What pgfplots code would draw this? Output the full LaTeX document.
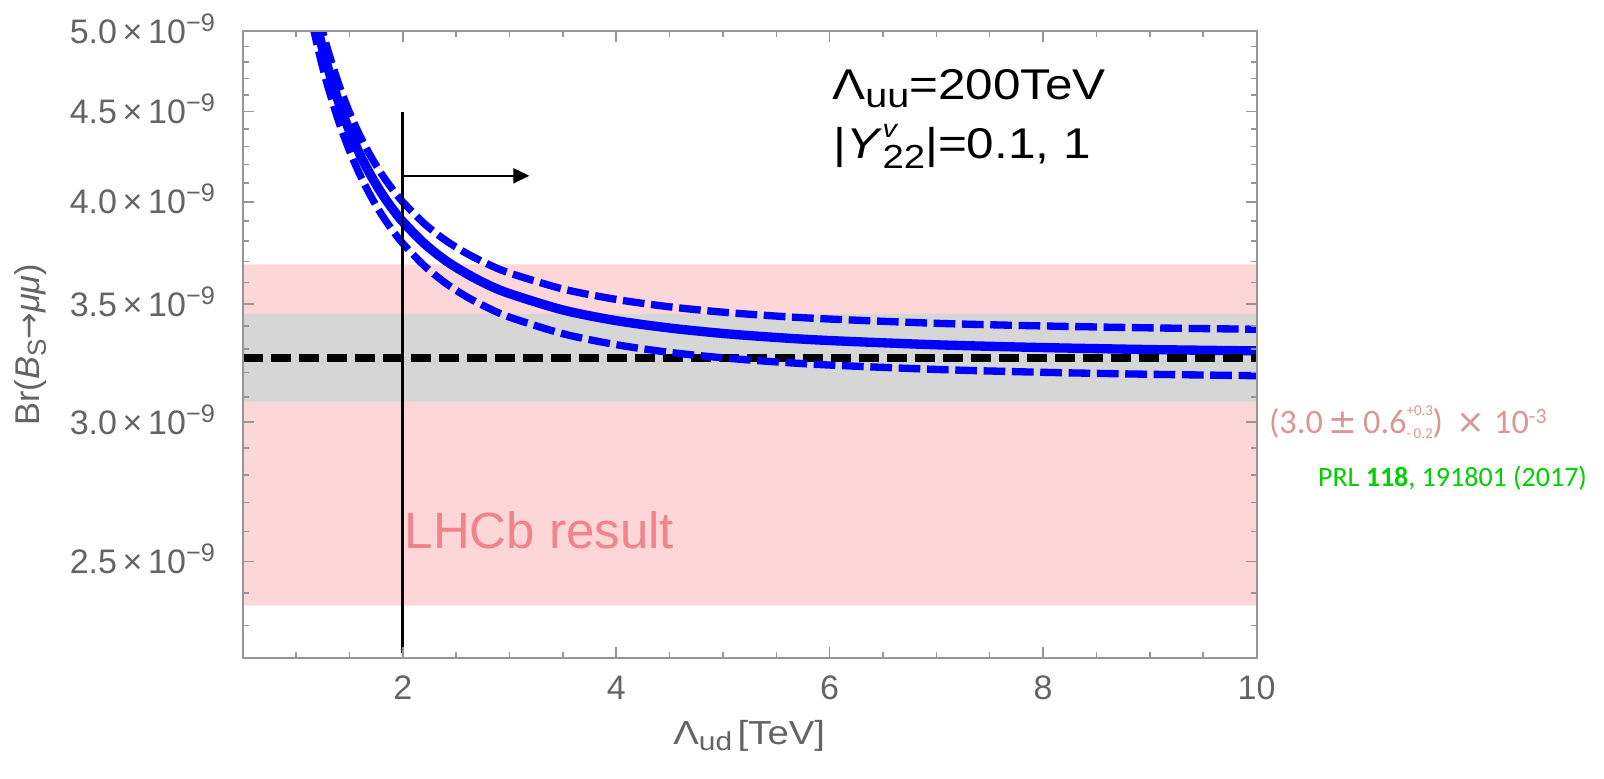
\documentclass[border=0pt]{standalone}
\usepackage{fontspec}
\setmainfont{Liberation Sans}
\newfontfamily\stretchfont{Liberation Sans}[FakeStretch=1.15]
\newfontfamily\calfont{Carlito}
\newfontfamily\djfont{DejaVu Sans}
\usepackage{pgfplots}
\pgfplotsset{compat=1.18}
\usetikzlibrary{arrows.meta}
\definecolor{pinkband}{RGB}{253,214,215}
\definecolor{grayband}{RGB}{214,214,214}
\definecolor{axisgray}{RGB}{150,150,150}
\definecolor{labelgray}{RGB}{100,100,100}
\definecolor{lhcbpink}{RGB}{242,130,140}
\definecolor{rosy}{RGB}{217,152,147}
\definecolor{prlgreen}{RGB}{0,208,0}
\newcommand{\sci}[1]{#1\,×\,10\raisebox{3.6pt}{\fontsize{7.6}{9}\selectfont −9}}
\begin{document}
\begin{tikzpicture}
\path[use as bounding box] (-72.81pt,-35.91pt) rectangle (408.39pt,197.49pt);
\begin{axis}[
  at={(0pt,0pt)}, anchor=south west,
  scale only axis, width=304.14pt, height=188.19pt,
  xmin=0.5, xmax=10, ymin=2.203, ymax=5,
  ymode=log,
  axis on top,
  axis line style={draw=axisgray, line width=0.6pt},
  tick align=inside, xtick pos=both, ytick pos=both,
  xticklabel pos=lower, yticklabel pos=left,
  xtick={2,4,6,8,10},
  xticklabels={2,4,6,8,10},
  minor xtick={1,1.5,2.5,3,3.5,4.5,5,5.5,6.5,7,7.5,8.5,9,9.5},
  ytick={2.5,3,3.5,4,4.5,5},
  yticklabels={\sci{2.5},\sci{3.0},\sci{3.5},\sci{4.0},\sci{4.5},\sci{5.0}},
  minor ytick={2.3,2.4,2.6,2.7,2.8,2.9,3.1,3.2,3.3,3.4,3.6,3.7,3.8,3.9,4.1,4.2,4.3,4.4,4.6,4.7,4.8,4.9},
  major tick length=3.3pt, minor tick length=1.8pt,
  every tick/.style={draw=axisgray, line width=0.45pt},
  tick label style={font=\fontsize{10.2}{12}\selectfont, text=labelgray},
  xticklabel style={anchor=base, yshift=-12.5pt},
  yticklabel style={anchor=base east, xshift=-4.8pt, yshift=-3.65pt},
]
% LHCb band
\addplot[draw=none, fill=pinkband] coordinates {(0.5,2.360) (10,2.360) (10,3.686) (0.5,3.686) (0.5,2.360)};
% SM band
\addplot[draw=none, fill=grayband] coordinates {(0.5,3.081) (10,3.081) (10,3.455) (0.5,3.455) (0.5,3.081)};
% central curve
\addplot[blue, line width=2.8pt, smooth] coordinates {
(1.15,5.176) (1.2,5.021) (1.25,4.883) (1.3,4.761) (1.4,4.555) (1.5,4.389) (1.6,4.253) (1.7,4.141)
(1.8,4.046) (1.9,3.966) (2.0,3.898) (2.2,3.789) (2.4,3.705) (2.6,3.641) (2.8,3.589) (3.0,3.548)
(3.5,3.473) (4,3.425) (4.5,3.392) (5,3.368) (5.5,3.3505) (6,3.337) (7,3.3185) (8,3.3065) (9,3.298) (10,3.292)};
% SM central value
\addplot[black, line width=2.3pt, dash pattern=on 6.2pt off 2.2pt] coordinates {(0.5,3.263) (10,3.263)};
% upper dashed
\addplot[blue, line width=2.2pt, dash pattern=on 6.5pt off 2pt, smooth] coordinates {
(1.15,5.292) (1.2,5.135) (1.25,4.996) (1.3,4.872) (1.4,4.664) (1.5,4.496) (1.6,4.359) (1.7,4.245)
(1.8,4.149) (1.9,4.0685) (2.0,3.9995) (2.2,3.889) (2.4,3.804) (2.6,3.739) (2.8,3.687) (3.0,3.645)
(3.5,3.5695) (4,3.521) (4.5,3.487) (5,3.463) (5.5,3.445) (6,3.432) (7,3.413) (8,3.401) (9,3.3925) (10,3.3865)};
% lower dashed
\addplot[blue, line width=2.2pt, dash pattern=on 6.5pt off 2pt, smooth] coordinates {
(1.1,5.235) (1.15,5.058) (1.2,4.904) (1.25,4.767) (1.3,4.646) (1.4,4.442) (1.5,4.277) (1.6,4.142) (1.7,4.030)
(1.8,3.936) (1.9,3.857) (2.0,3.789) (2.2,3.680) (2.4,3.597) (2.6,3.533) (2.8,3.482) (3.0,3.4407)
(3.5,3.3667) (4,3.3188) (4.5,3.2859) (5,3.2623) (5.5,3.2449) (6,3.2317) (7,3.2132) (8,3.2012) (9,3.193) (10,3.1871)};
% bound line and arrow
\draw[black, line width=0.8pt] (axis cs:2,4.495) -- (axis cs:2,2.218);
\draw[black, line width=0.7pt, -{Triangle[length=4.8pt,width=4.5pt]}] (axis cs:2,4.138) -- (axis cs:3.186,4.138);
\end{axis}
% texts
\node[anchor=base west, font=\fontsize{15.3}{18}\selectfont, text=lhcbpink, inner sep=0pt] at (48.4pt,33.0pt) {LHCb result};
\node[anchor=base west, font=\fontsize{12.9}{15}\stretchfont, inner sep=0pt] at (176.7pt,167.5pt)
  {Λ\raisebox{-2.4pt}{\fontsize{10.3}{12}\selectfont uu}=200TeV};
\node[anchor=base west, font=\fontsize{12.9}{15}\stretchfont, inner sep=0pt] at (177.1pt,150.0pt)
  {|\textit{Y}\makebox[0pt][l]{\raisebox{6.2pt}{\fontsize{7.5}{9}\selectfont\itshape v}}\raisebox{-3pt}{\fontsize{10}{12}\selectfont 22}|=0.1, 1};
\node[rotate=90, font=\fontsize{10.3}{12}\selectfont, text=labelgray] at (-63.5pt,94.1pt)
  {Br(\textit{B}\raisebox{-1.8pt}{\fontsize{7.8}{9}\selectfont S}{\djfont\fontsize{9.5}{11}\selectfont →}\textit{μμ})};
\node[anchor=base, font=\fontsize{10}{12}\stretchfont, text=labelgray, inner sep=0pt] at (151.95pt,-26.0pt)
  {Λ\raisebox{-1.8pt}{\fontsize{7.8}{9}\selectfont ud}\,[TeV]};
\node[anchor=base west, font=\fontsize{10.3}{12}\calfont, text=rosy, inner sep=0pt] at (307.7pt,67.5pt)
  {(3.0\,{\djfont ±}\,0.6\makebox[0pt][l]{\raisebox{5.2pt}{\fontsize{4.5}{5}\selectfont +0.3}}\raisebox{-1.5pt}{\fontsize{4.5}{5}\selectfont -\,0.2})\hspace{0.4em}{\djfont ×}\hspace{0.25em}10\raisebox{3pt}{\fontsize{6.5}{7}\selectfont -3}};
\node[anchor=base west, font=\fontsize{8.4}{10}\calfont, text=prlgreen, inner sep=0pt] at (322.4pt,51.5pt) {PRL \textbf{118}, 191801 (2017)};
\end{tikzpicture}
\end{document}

### Stated problem
Copy out every line of the material above exactly, skipping the pictures.

### Exercise answer
What pgfplots code would draw this? Output the full LaTeX document.
\documentclass[border=0pt]{standalone}
\usepackage{fontspec}
\setmainfont{Liberation Sans}
\newfontfamily\stretchfont{Liberation Sans}[FakeStretch=1.15]
\newfontfamily\calfont{Carlito}
\newfontfamily\djfont{DejaVu Sans}
\usepackage{pgfplots}
\pgfplotsset{compat=1.18}
\usetikzlibrary{arrows.meta}
\definecolor{pinkband}{RGB}{253,214,215}
\definecolor{grayband}{RGB}{214,214,214}
\definecolor{axisgray}{RGB}{150,150,150}
\definecolor{labelgray}{RGB}{100,100,100}
\definecolor{lhcbpink}{RGB}{242,130,140}
\definecolor{rosy}{RGB}{217,152,147}
\definecolor{prlgreen}{RGB}{0,208,0}
\newcommand{\sci}[1]{#1\,×\,10\raisebox{3.6pt}{\fontsize{7.6}{9}\selectfont −9}}
\begin{document}
\begin{tikzpicture}
\path[use as bounding box] (-72.81pt,-35.91pt) rectangle (408.39pt,197.49pt);
\begin{axis}[
  at={(0pt,0pt)}, anchor=south west,
  scale only axis, width=304.14pt, height=188.19pt,
  xmin=0.5, xmax=10, ymin=2.203, ymax=5,
  ymode=log,
  axis on top,
  axis line style={draw=axisgray, line width=0.6pt},
  tick align=inside, xtick pos=both, ytick pos=both,
  xticklabel pos=lower, yticklabel pos=left,
  xtick={2,4,6,8,10},
  xticklabels={2,4,6,8,10},
  minor xtick={1,1.5,2.5,3,3.5,4.5,5,5.5,6.5,7,7.5,8.5,9,9.5},
  ytick={2.5,3,3.5,4,4.5,5},
  yticklabels={\sci{2.5},\sci{3.0},\sci{3.5},\sci{4.0},\sci{4.5},\sci{5.0}},
  minor ytick={2.3,2.4,2.6,2.7,2.8,2.9,3.1,3.2,3.3,3.4,3.6,3.7,3.8,3.9,4.1,4.2,4.3,4.4,4.6,4.7,4.8,4.9},
  major tick length=3.3pt, minor tick length=1.8pt,
  every tick/.style={draw=axisgray, line width=0.45pt},
  tick label style={font=\fontsize{10.2}{12}\selectfont, text=labelgray},
  xticklabel style={anchor=base, yshift=-12.5pt},
  yticklabel style={anchor=base east, xshift=-4.8pt, yshift=-3.65pt},
]
% LHCb band
\addplot[draw=none, fill=pinkband] coordinates {(0.5,2.360) (10,2.360) (10,3.686) (0.5,3.686) (0.5,2.360)};
% SM band
\addplot[draw=none, fill=grayband] coordinates {(0.5,3.081) (10,3.081) (10,3.455) (0.5,3.455) (0.5,3.081)};
% central curve
\addplot[blue, line width=2.8pt, smooth] coordinates {
(1.15,5.176) (1.2,5.021) (1.25,4.883) (1.3,4.761) (1.4,4.555) (1.5,4.389) (1.6,4.253) (1.7,4.141)
(1.8,4.046) (1.9,3.966) (2.0,3.898) (2.2,3.789) (2.4,3.705) (2.6,3.641) (2.8,3.589) (3.0,3.548)
(3.5,3.473) (4,3.425) (4.5,3.392) (5,3.368) (5.5,3.3505) (6,3.337) (7,3.3185) (8,3.3065) (9,3.298) (10,3.292)};
% SM central value
\addplot[black, line width=2.3pt, dash pattern=on 6.2pt off 2.2pt] coordinates {(0.5,3.263) (10,3.263)};
% upper dashed
\addplot[blue, line width=2.2pt, dash pattern=on 6.5pt off 2pt, smooth] coordinates {
(1.15,5.292) (1.2,5.135) (1.25,4.996) (1.3,4.872) (1.4,4.664) (1.5,4.496) (1.6,4.359) (1.7,4.245)
(1.8,4.149) (1.9,4.0685) (2.0,3.9995) (2.2,3.889) (2.4,3.804) (2.6,3.739) (2.8,3.687) (3.0,3.645)
(3.5,3.5695) (4,3.521) (4.5,3.487) (5,3.463) (5.5,3.445) (6,3.432) (7,3.413) (8,3.401) (9,3.3925) (10,3.3865)};
% lower dashed
\addplot[blue, line width=2.2pt, dash pattern=on 6.5pt off 2pt, smooth] coordinates {
(1.1,5.235) (1.15,5.058) (1.2,4.904) (1.25,4.767) (1.3,4.646) (1.4,4.442) (1.5,4.277) (1.6,4.142) (1.7,4.030)
(1.8,3.936) (1.9,3.857) (2.0,3.789) (2.2,3.680) (2.4,3.597) (2.6,3.533) (2.8,3.482) (3.0,3.4407)
(3.5,3.3667) (4,3.3188) (4.5,3.2859) (5,3.2623) (5.5,3.2449) (6,3.2317) (7,3.2132) (8,3.2012) (9,3.193) (10,3.1871)};
% bound line and arrow
\draw[black, line width=0.8pt] (axis cs:2,4.495) -- (axis cs:2,2.218);
\draw[black, line width=0.7pt, -{Triangle[length=4.8pt,width=4.5pt]}] (axis cs:2,4.138) -- (axis cs:3.186,4.138);
\end{axis}
% texts
\node[anchor=base west, font=\fontsize{15.3}{18}\selectfont, text=lhcbpink, inner sep=0pt] at (48.4pt,33.0pt) {LHCb result};
\node[anchor=base west, font=\fontsize{12.9}{15}\stretchfont, inner sep=0pt] at (176.7pt,167.5pt)
  {Λ\raisebox{-2.4pt}{\fontsize{10.3}{12}\selectfont uu}=200TeV};
\node[anchor=base west, font=\fontsize{12.9}{15}\stretchfont, inner sep=0pt] at (177.1pt,150.0pt)
  {|\textit{Y}\makebox[0pt][l]{\raisebox{6.2pt}{\fontsize{7.5}{9}\selectfont\itshape v}}\raisebox{-3pt}{\fontsize{10}{12}\selectfont 22}|=0.1, 1};
\node[rotate=90, font=\fontsize{10.3}{12}\selectfont, text=labelgray] at (-63.5pt,94.1pt)
  {Br(\textit{B}\raisebox{-1.8pt}{\fontsize{7.8}{9}\selectfont S}{\djfont\fontsize{9.5}{11}\selectfont →}\textit{μμ})};
\node[anchor=base, font=\fontsize{10}{12}\stretchfont, text=labelgray, inner sep=0pt] at (151.95pt,-26.0pt)
  {Λ\raisebox{-1.8pt}{\fontsize{7.8}{9}\selectfont ud}\,[TeV]};
\node[anchor=base west, font=\fontsize{10.3}{12}\calfont, text=rosy, inner sep=0pt] at (307.7pt,67.5pt)
  {(3.0\,{\djfont ±}\,0.6\makebox[0pt][l]{\raisebox{5.2pt}{\fontsize{4.5}{5}\selectfont +0.3}}\raisebox{-1.5pt}{\fontsize{4.5}{5}\selectfont -\,0.2})\hspace{0.4em}{\djfont ×}\hspace{0.25em}10\raisebox{3pt}{\fontsize{6.5}{7}\selectfont -3}};
\node[anchor=base west, font=\fontsize{8.4}{10}\calfont, text=prlgreen, inner sep=0pt] at (322.4pt,51.5pt) {PRL \textbf{118}, 191801 (2017)};
\end{tikzpicture}
\end{document}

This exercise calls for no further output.